I had a similar situation before when I first got Simba. I didn't want him on any furniture but I wanted him to snuggle with me while watching tv. We had two pieces of furniture and we decided he be allowed on the older sofa and if we wanted to snuggle with him, we'd sit on there too. What we did is we kept the "off limits" couch filled with stuff - pillows, our purses (I live with my sister), my work bag and anything else that would other wise be just lying around somewhere. We just moved the stuff when we needed to sit on the couch. He didn't seem interested after he saw he had no room. We also put a crate mat on the foot of the couch where he can lay on to be around us but not on us and our stuff. Soon he learned his place and only is on the "off limits" couch when invited... He doesn't even jump onto it, we have to pick him up for him to be on it, which works out perfectly.

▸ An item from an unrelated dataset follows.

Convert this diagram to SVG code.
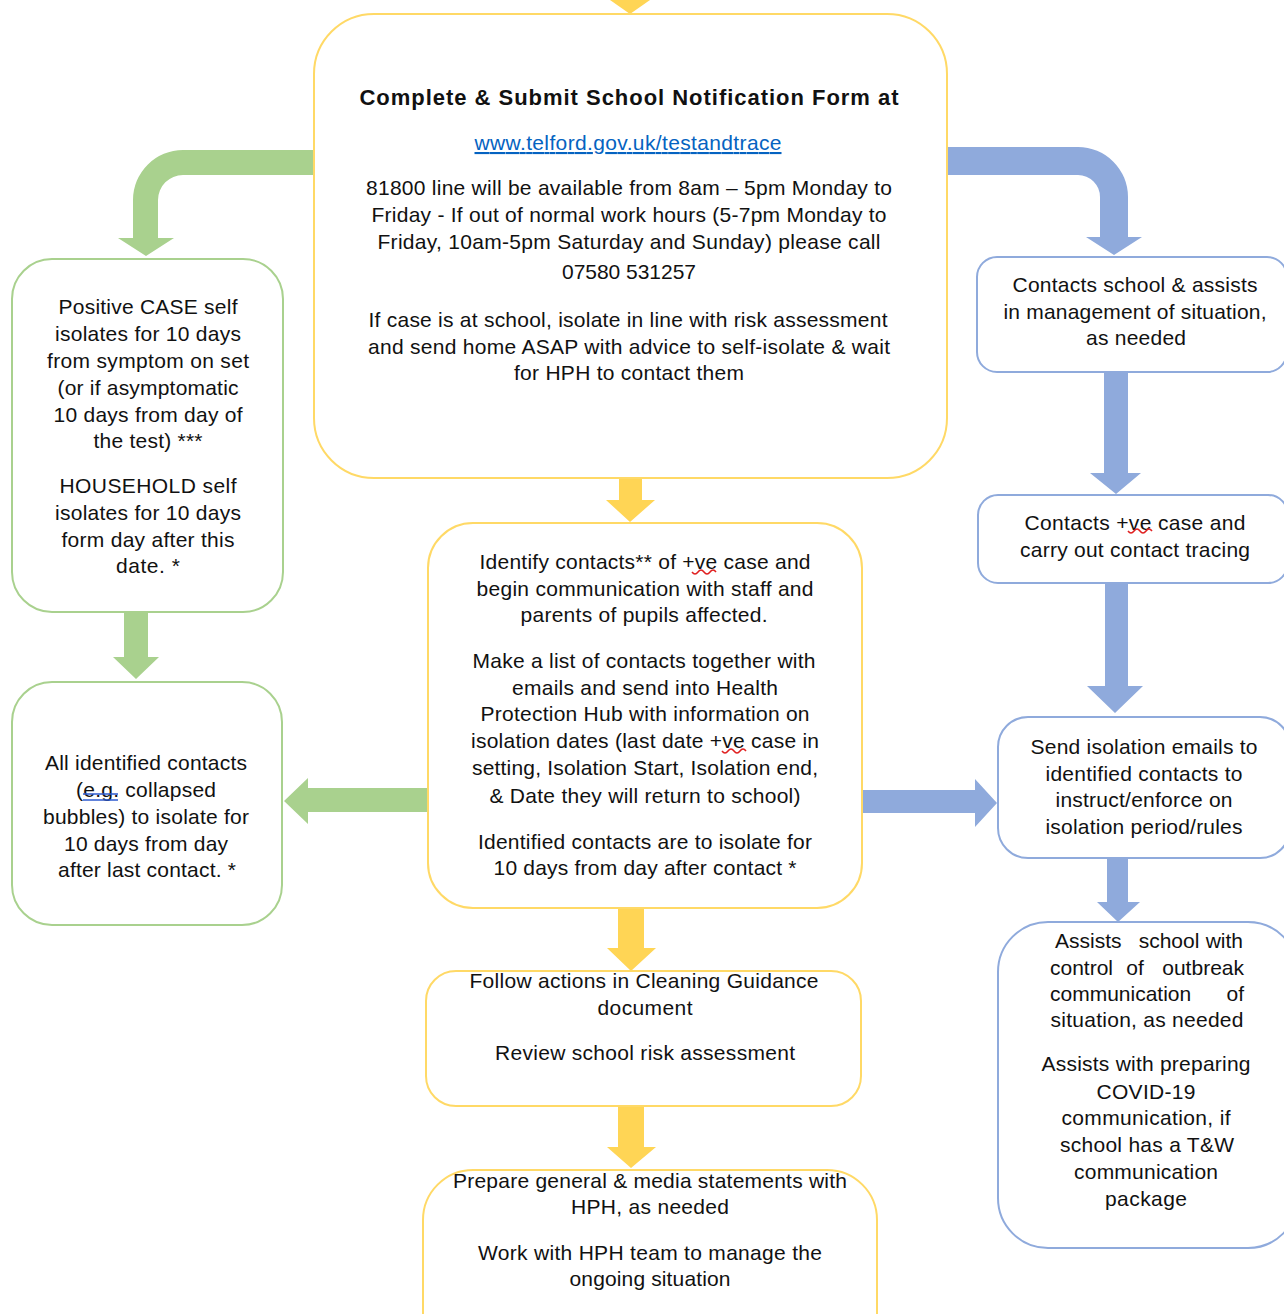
<svg xmlns="http://www.w3.org/2000/svg" width="1284" height="1314" viewBox="0 0 1284 1314">
<style>
text{font-family:"Liberation Sans",Arial,sans-serif;font-size:21px;fill:#111;text-anchor:middle}
.b{font-weight:bold;font-size:22px}
.lnk{fill:#0563C1;text-decoration:underline}
.s{text-anchor:start}.e{text-anchor:end}
.by{fill:#fff;stroke:#FFD966;stroke-width:2}
.bg{fill:#fff;stroke:#A9D18E;stroke-width:2}
.bb{fill:#fff;stroke:#8FAADC;stroke-width:2}
.ay{fill:#FFD555}.ag{fill:#A9D18E}.ab{fill:#8FAADC}
.sq{fill:none;stroke:#E02020;stroke-width:1.5}
</style>
<g id="connectors">
<polygon class="ay" points="610,0 650,0 630,14"/>
<path class="ag" d="M315,150 L183,150 A50,50 0 0 0 133,200 L133,238 L118,238 L146,256 L174,238 L158,238 L158,200 A25,25 0 0 1 183,175 L315,175 Z"/>
<path class="ab" d="M946,147 L1078,147 A50,50 0 0 1 1128,197 L1128,237 L1142,237 L1114,255 L1086,237 L1100,237 L1100,197 A22,22 0 0 0 1078,175 L946,175 Z"/>
<polygon class="ay" points="619,478 642,478 642,500 655,500 630,522 606,500 619,500"/>
<polygon class="ay" points="618,908 644,908 644,948 656,948 631,971 607,948 618,948"/>
<polygon class="ay" points="618,1106 644,1106 644,1147 656,1147 631,1168 607,1147 618,1147"/>
<polygon class="ag" points="124,612 148,612 148,657 159,657 136,679 113,657 124,657"/>
<polygon class="ag" points="430,788 430,812 308,812 308,824 284,801 308,778 308,788"/>
<polygon class="ab" points="862,790 975,790 975,779 997,803 975,827 975,813 862,813"/>
<polygon class="ab" points="1104,372 1128,372 1128,473 1141,473 1116,494 1090,473 1104,473"/>
<polygon class="ab" points="1105,583 1128,583 1128,686 1143,686 1115,713 1087,686 1105,686"/>
<polygon class="ab" points="1107,858 1128,858 1128,902 1140,902 1118,922 1097,902 1107,902"/>
</g>
<g id="n-form">
<rect class="by" x="314" y="14" width="633" height="464" rx="60"/>
<text class="b" x="629" y="105" textLength="539">Complete &amp; Submit School Notification Form at</text>
<text class="lnk" x="628" y="150" textLength="307">www.telford.gov.uk/testandtrace</text>
<text x="629" y="195" textLength="526">81800 line will be available from 8am – 5pm Monday to</text>
<text x="629" y="222" textLength="515">Friday - If out of normal work hours (5-7pm Monday to</text>
<text x="629" y="249" textLength="503">Friday, 10am-5pm Saturday and Sunday) please call</text>
<text x="629" y="279" textLength="134">07580 531257</text>
<text x="628" y="327" textLength="519">If case is at school, isolate in line with risk assessment</text>
<text x="629" y="354" textLength="522">and send home ASAP with advice to self-isolate &amp; wait</text>
<text x="629" y="380" textLength="230">for HPH to contact them</text>
</g>
<g id="n-case">
<rect class="bg" x="12" y="259" width="271" height="353" rx="40"/>
<text x="148" y="314" textLength="179">Positive CASE self</text>
<text x="148" y="341" textLength="186">isolates for 10 days</text>
<text x="148" y="368" textLength="202">from symptom on set</text>
<text x="148" y="395" textLength="181">(or if asymptomatic</text>
<text x="148" y="422" textLength="189">10 days from day of</text>
<text x="148" y="448" textLength="109">the test) ***</text>
<text x="148" y="493" textLength="177">HOUSEHOLD self</text>
<text x="148" y="520" textLength="186">isolates for 10 days</text>
<text x="148" y="547" textLength="173">form day after this</text>
<text x="148" y="573" textLength="64">date. *</text>
</g>
<g id="n-contacts">
<rect class="bg" x="12" y="682" width="270" height="243" rx="40"/>
<text x="146" y="770" textLength="202">All identified contacts</text>
<text x="146" y="797" textLength="140">(e.g. collapsed</text>
<path d="M83,794 H118 M83,800 H118" stroke="#2F5BD0" stroke-width="1.5" fill="none"/>
<text x="146" y="824" textLength="206">bubbles) to isolate for</text>
<text x="146" y="851" textLength="164">10 days from day</text>
<text x="147" y="877" textLength="178">after last contact. *</text>
</g>
<g id="n-identify">
<rect class="by" x="428" y="523" width="434" height="385" rx="45"/>
<text x="645" y="569" textLength="331">Identify contacts** of +ve case and</text>
<path class="sq" d="M692,572 q3,4 6,0 t6,0 t6,0 t6,0"/>
<text x="645" y="596" textLength="337">begin communication with staff and</text>
<text x="644" y="622" textLength="247">parents of pupils affected.</text>
<text x="644" y="668" textLength="343">Make a list of contacts together with</text>
<text x="645" y="695" textLength="266">emails and send into Health</text>
<text x="645" y="721" textLength="329">Protection Hub with information on</text>
<text x="645" y="748" textLength="348">isolation dates (last date +ve case in</text>
<path class="sq" d="M722,751 q3,4 6,0 t6,0 t6,0 t6,0"/>
<text x="645" y="775" textLength="346">setting, Isolation Start, Isolation end,</text>
<text x="645" y="803" textLength="311">&amp; Date they will return to school)</text>
<text x="645" y="849" textLength="334">Identified contacts are to isolate for</text>
<text x="645" y="875" textLength="303">10 days from day after contact *</text>
</g>
<g id="n-cleaning">
<rect class="by" x="426" y="971" width="435" height="135" rx="30"/>
<text x="644" y="988" textLength="349">Follow actions in Cleaning Guidance</text>
<text x="645" y="1015" textLength="95">document</text>
<text x="645" y="1060" textLength="300">Review school risk assessment</text>
</g>
<g id="n-prepare">
<rect class="by" x="423" y="1170" width="454" height="240" rx="50"/>
<text x="650" y="1188" textLength="394">Prepare general &amp; media statements with</text>
<text x="650" y="1214" textLength="158">HPH, as needed</text>
<text x="650" y="1260" textLength="344">Work with HPH team to manage the</text>
<text x="650" y="1286" textLength="161">ongoing situation</text>
</g>
<g id="n-hph1">
<rect class="bb" x="977" y="257" width="310" height="115" rx="20"/>
<text x="1135" y="292" textLength="245">Contacts school &amp; assists</text>
<text x="1135" y="319" textLength="263">in management of situation,</text>
<text x="1136" y="345" textLength="100">as needed</text>
</g>
<g id="n-hph2">
<rect class="bb" x="978" y="495" width="310" height="88" rx="20"/>
<text x="1135" y="530" textLength="221">Contacts +ve case and</text>
<path class="sq" d="M1128,531 q3,4 6,0 t6,0 t6,0 t6,0"/>
<text x="1135" y="557" textLength="230">carry out contact tracing</text>
</g>
<g id="n-hph3">
<rect class="bb" x="998" y="717" width="292" height="141" rx="30"/>
<text x="1144" y="754" textLength="227">Send isolation emails to</text>
<text x="1144" y="781" textLength="197">identified contacts to</text>
<text x="1144" y="807" textLength="177">instruct/enforce on</text>
<text x="1144" y="834" textLength="197">isolation period/rules</text>
</g>
<g id="n-hph4">
<rect class="bb" x="998" y="922" width="300" height="326" rx="50"/>
<text class="s" x="1055" y="948">Assists</text>
<text x="1169" y="948">school</text>
<text class="e" x="1243" y="948">with</text>
<text class="s" x="1050" y="975">control</text>
<text x="1135" y="975">of</text>
<text class="e" x="1244" y="975">outbreak</text>
<text class="s" x="1050" y="1001">communication</text>
<text class="e" x="1244" y="1001">of</text>
<text x="1147" y="1027" textLength="193">situation, as needed</text>
<text x="1146" y="1071" textLength="209">Assists with preparing</text>
<text x="1146" y="1099" textLength="99">COVID-19</text>
<text x="1146" y="1125" textLength="169">communication, if</text>
<text x="1147" y="1152" textLength="174">school has a T&amp;W</text>
<text x="1146" y="1179" textLength="144">communication</text>
<text x="1146" y="1206" textLength="82">package</text>
</g>
</svg>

My parents have min pins and those like to jump onto anything. One day my mom lined the seats with aluminum foil. It only took one to try it out and they all hated the sound it made so no one goes on it anymore. I guess you can try that also, a few people I know swears by it too. I haven't tried it but it seems harmless to me, just freaks them out a little. Simba was visiting once and jumped on the couch lines with foil and he just jumped right off.

Hope this helps.


Sent from Petguide.com Free App


----------



## maggieh (Dec 16, 2007)

Sweetness never did try to get on the sofa without my picking her up. When she would be thinking about jumping up, I'd make the "eh" noise from our training classes and that stopped it. I think it's working with Bella so she knows that's off limits now.

Tessa, well, considering Tessa climbed up on the dining room table, I just sort of control what I can with my little special child!


----------



## Summergirl73 (Sep 18, 2011)

Great suggestions yall. I really appreciate it. I hope these ideas will work. I'd hate to buy a new sofa only to have Bella on it and not me lol!


----------